Vision Language Models as Reward Models

VLMs, like CLIP, are trained to understand both visual and textual information. Previous work showed that these models can successfully solve downstream tasks they have not been trained for, such as classifying images and generating captions for images. This motivates us to use them for a different downstream task: as a reward model to supervise RL agents. Typically, we need to manually define a reward function to specify a task for an RL agent to learn. However, using a VLM, we can specify a task using a simple textual instruction, like “a humanoid robot kneeling”. The VLM then evaluates the agent’s actions against this text prompt and provides feedback to guide the agent’s learning.

How It Works

Setup: We want an agent to perform a task that we can evaluate visually but that we do not have a reward function for. For example, we want a humanoid robot to kneel on the ground.
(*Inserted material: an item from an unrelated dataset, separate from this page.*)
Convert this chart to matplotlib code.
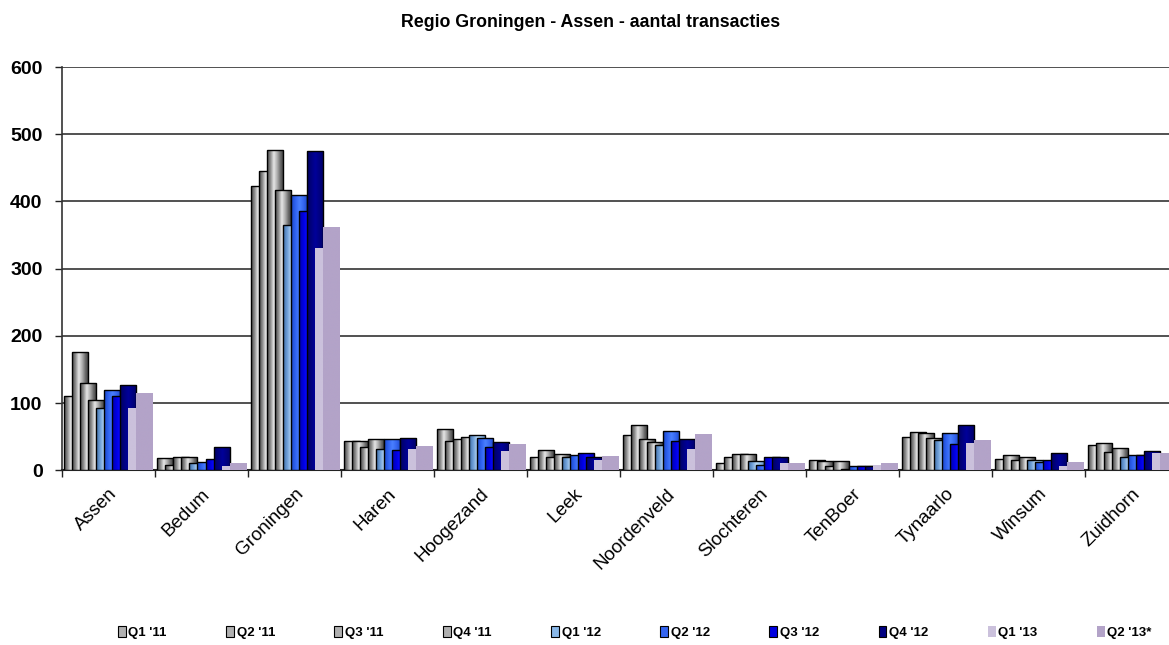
import numpy as np
import matplotlib
matplotlib.use('Agg')
import matplotlib.pyplot as plt
import matplotlib.patches as mpatches
from matplotlib.colors import LinearSegmentedColormap

plt.rcParams['font.family'] = ['Liberation Sans', 'DejaVu Sans']

gemeenten = ['Assen', 'Bedum', 'Groningen', 'Haren', 'Hoogezand', 'Leek',
             'Noordenveld', 'Slochteren', 'TenBoer', 'Tynaarlo', 'Winsum', 'Zuidhorn']
kwartalen = ["Q1 '11", "Q2 '11", "Q3 '11", "Q4 '11", "Q1 '12",
             "Q2 '12", "Q3 '12", "Q4 '12", "Q1 '13", "Q2 '13*"]

# transacties per kwartaal, in volgorde van gemeenten
q1_11 = [111, 18, 423, 44, 61, 19, 53, 11, 15, 50, 16, 37]
q2_11 = [176, 8, 446, 44, 44, 30, 67, 20, 14, 57, 22, 41]
q3_11 = [130, 20, 477, 35, 46, 19, 46, 24, 7, 55, 15, 27]
q4_11 = [105, 20, 417, 46, 50, 24, 42, 24, 14, 48, 19, 33]
q1_12 = [93, 11, 365, 31, 52, 19, 38, 13, 2, 45, 15, 20]
q2_12 = [120, 12, 409, 46, 48, 22, 58, 8, 7, 55, 12, 23]
q3_12 = [111, 16, 386, 30, 35, 26, 43, 20, 7, 39, 15, 22]
q4_12 = [127, 34, 475, 48, 42, 19, 46, 20, 7, 67, 26, 29]
q1_13 = [93, 7, 331, 31, 29, 15, 32, 11, 8, 40, 7, 25]
q2_13 = [115, 11, 362, 36, 39, 21, 54, 11, 11, 45, 12, 25]

reeksen = [q1_11, q2_11, q3_11, q4_11, q1_12, q2_12, q3_12, q4_12, q1_13, q2_13]

# horizontal shading per series (left edge -> highlight -> right edge)
grijs = ['#4a4a4a', '#8a8a8a', '#e6e6e6', '#b0b0b0', '#6a6a6a', '#3a3a3a']
kleuren = [
    grijs, grijs, grijs, grijs,
    ['#3f6fa8', '#6f9fd8', '#b8d8f5', '#8ab8e8', '#5585c0'],
    ['#1a45c8', '#2f62f0', '#4a80ff', '#3565f0', '#1c48c8'],
    ['#0000a8', '#0000e0', '#0a0aff', '#0000e0', '#0000b0'],
    ['#000060', '#000080', '#00009a', '#000080', '#000066'],
    ['#cbc1dc', '#cbc1dc'],
    ['#b3a3c8', '#b3a3c8'],
]
randen = ['black'] * 8 + ['none', 'none']
legenda_kleur = ['#b0b0b0'] * 4 + ['#8ab8e8', '#3565f0', '#0000e0', '#000080',
                                    '#cbc1dc', '#b3a3c8']

fig = plt.figure(figsize=(11.69, 6.45), dpi=100)
ax = fig.add_axes([0.053, 0.271, 0.947, 0.625])

breedte = 0.172
stap = 0.086
x = np.arange(len(gemeenten))
start = 0.5 - (stap * 9 + breedte) / 2
verloop = np.linspace(0, 1, 64).reshape(1, -1)

for j, waarden in enumerate(reeksen):
    cmap = LinearSegmentedColormap.from_list('r%d' % j, kleuren[j])
    z = 3 + j
    links = x + start + j * stap
    staven = ax.bar(links, waarden, width=breedte, align='edge',
                    color=kleuren[j][len(kleuren[j]) // 2], edgecolor='none', zorder=z)
    for s in staven:
        x0, w, h = s.get_x(), s.get_width(), s.get_height()
        im = ax.imshow(verloop, cmap=cmap, extent=[x0, x0 + w, 0, h],
                       aspect='auto', zorder=z + 0.1, interpolation='bilinear')
        im.set_clip_path(s)
    if randen[j] != 'none':
        ax.bar(links, waarden, width=breedte, align='edge', fill=False,
               edgecolor=randen[j], linewidth=1.0, zorder=z + 0.2)

ax.set_xlim(0, 11.9)
ax.set_ylim(0, 600)
ax.set_yticks(range(0, 601, 100))
ax.set_yticklabels([str(v) for v in range(0, 601, 100)], fontsize=14, fontweight='bold')
ax.set_xticks(np.arange(0, 12))
ax.set_xticklabels([])
ax.set_xticks(x + 0.5, minor=True)
ax.set_xticklabels(gemeenten, minor=True, rotation=45, ha='right',
                   rotation_mode='anchor', fontsize=13.5)
ax.tick_params(axis='x', which='minor', length=0, pad=11)
ax.tick_params(axis='x', which='major', length=5, width=1, color='#222222')
ax.tick_params(axis='y', length=5, width=1, color='#222222', pad=9)

ax.grid(axis='y', color='#333333', linewidth=1.2, zorder=0)
ax.set_axisbelow(True)
for side in ['top', 'right']:
    ax.spines[side].set_visible(False)
ax.spines['left'].set_color('#333333')
ax.spines['bottom'].set_color('#222222')
ax.spines['left'].set_linewidth(1.2)
ax.spines['bottom'].set_linewidth(1.5)

fig.text(0.5056, 0.965, 'Regio Groningen - Assen - aantal transacties',
         ha='center', va='center', fontsize=12.8, fontweight='bold')

handles = [mpatches.Patch(facecolor=legenda_kleur[j],
                          edgecolor='black' if j < 8 else 'none',
                          linewidth=0.8, label=kwartalen[j]) for j in range(10)]
fig.legend(handles=handles, loc='center', bbox_to_anchor=(0.543, 0.019), ncol=10,
           frameon=False, prop={'weight': 'bold', 'size': 9.5},
           handlelength=0.6, handleheight=0.8, handletextpad=0.2, columnspacing=4.5)

fig.savefig('out.png', dpi=100)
Using CLIP as a Reward Model: The VLM compares the visual feedback with the task description. By calculating the cosine similarity between an image representation and the language description of a task, CLIP allows us to determine a reward function. A better match results in a higher reward.

Goal-Baseline Regularization: We propose an optional step to make the CLIP reward function smoother and easier to learn from, by using a “baseline” prompt that describes the environment in general, for example, “a humanoid”. To regularize the reward model, we project the CLIP embedding of an observation onto the line spanning the embedding of the baseline prompt and goal prompt. A hyperparameter we call regularization strength α controls whether we fully project to one dimension (α=1) or only project “partially” (0 < α < 1). Not applying the regularization corresponds to α=0. See the paper for details.
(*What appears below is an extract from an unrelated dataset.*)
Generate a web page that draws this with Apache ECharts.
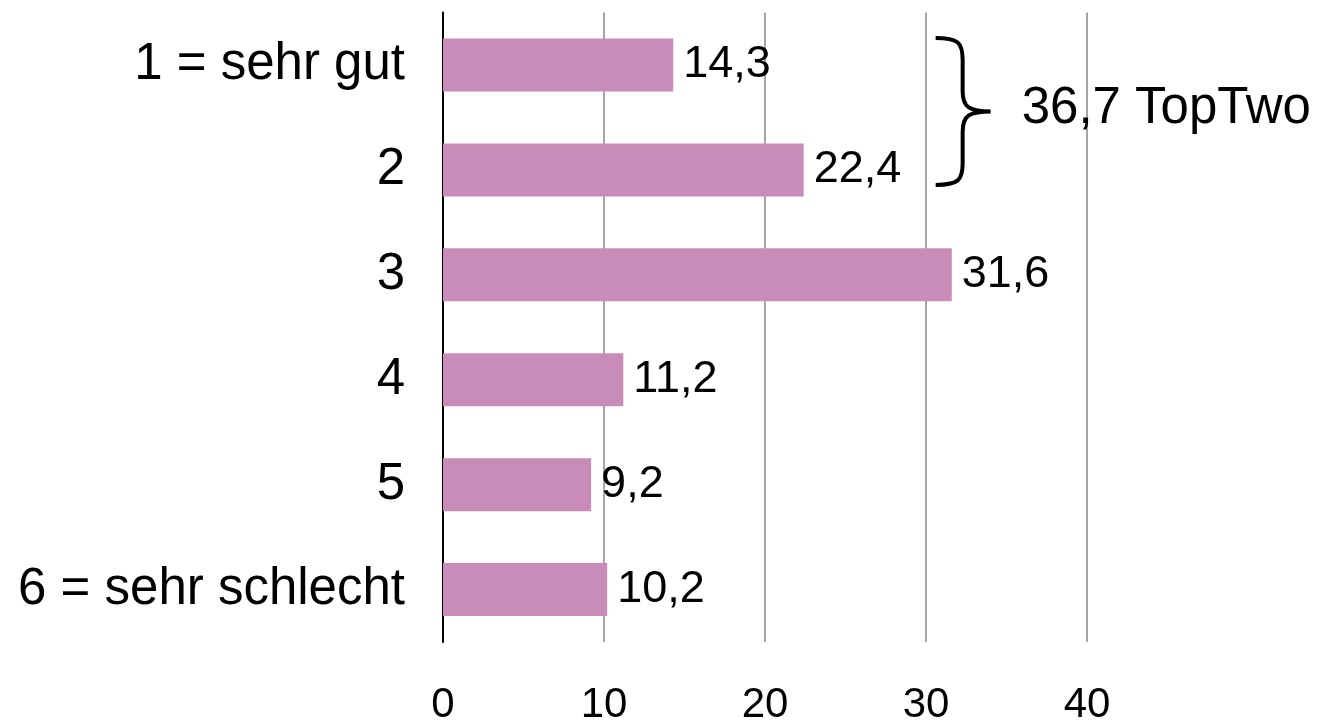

RL Training: We can now use the resulting reward model with any standard RL algorithm. In our experiments, we use standard implementations of Deep Q-Network (DQN) and Soft Actor-Critic (SAC).
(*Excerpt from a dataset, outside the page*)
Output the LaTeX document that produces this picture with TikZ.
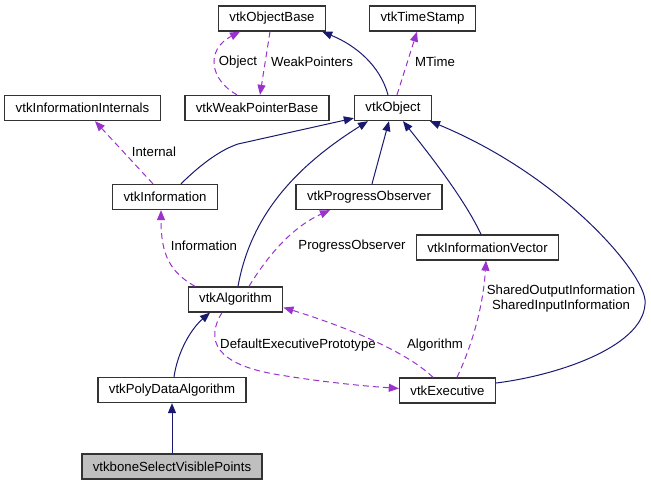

Experiments and Key Findings

  • Classic Control Environments: First, we looked at standard RL tasks: CartPole and MountainCar. For the CartPole, the CLIP reward model works well even without any regularization or tuning. For the MountainCar, we found that the maximum reward is at the right place, but the reward function is poorly shaped. Goal-baseline regularization helped to improve the reward shape. Additionally, we found rendering the environment with more realistic textures makes the reward more well-shaped, see the figure below.
Figure 2: CLIP reward as a function of the pole angle (CartPole, left) or car position (MountainCar, right). The vertical line marks the goal state. Line colors represent different strengths of the goal-baseline regularization. The peak reward is always aligned with the goal state. However, in MountainCar we find the landscape is smoother with realistic textures and goal-baseline regularization, and we find this smoother landscape makes it easier to train a high-reward policy.
  • Novel Tasks in Humanoid Robots: Our main experiment is to train a humanoid robot to do complex tasks. Using a CLIP reward model and single sentence text prompts, we successfully taught the robot tasks such as kneeling, sitting in a lotus position, standing up, raising arms, and doing splits (see Figure 1). However, some tasks we tried, like standing on one leg, placing hands on hips, and crossing arms were challenging. We don’t think these failure cases point to fundamental issues of VLM-RMs but rather to capability limitations in the CLIP models we used.
Figure 3: We struggled to learn a few tasks such as 'humanoid robot standing up, with its arms crossed' (left) and 'humanoid robot standing up on one leg' (right). While the robot can briefly perform these actions, it cannot perform them competently yet.
  • Model Size Impact: We find that larger CLIP models are significantly better reward models. In particular, only the largest available CLIP model can successfully teach the humanoid to kneel down. We did not explicitly evaluate scaling for other tasks because the human evaluation is expensive, but we’d expect similar results.
Figure 4: Left plot shows the EPIC distance between the CLIP reward model and human labeled states for different sizes of CLIP models (lower is better). Right plot shows a human-evaluated success rate. Larger CLIP models are better reward models, and only the largest publicly available model achieves non-zero success rate on the kneeling task.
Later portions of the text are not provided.